2 points by tripalip 2942 days ago
Over the last year or so I worked on a (GPLv3-licensed) project in the dev-ops space, which spawned a few smaller side-projects. Although I'm quite happy with how all of those turned out, I have no idea whether I'll see any adoption. I certainly didn't follow any of the common advice about creating MVPs and get customer feedback early and all that, which was a deliberate decision because this was something I really wanted to see exist, and I'm ok with how that reduces chances of adoption/success.

Long story short, I'd like to continue working on it should it gain any traction. To be able to do so I would need to figure out a way to make at least some money out of it. One option (among others I'm looking into) I see would be to dual-license the code with a commercial license in addition to GPLv3. Companies who want to integrate the code in their products but don't want GPLv3 would be able to purchase such a license.

I'm not quite sure how that would work with external contributions though (if I'd get any in the first place of course).
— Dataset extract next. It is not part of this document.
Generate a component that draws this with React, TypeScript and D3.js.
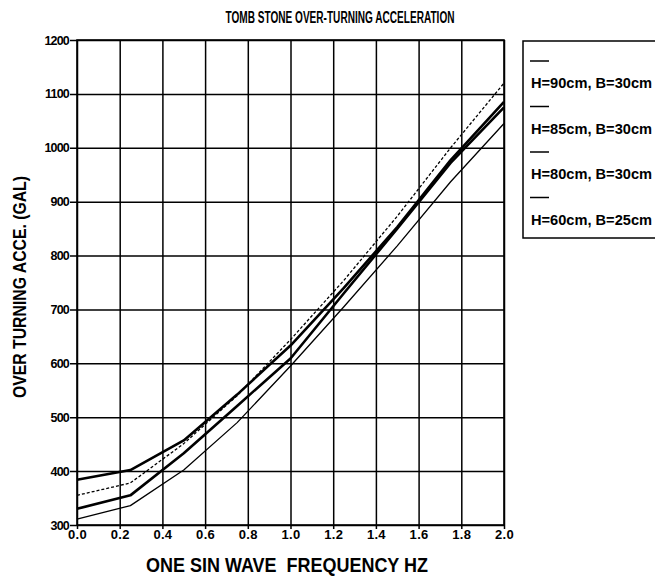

If those are GPLv3 too, then I couldn't really sell 'non-GPLv3' licenses to 3rd parties, right? I don't like the idea of forcing people to assign copyright of their contributions to me, so I thought I could maybe ask for contributions to be Apache v2? Would that work, legally?

And if so, how could I best setup a contribution 'pipeline'? There's cla-assistant ( https://github.com/cla-assistant/cla-assistant ), which let's people easily sign contributor agreements before allowing pull requests on Github, but that doesn't work on Gitlab where my code lives at the moment. Are there any examples of other projects working in a similar way and how are those setup?

1 comments

Dual licensing will generate money if the software has customers willing to pay the dual licensing fee. Finding those customers is non-trivial, basically it's commercial sales and having a GPL version probably makes sales harder because you are competing against free.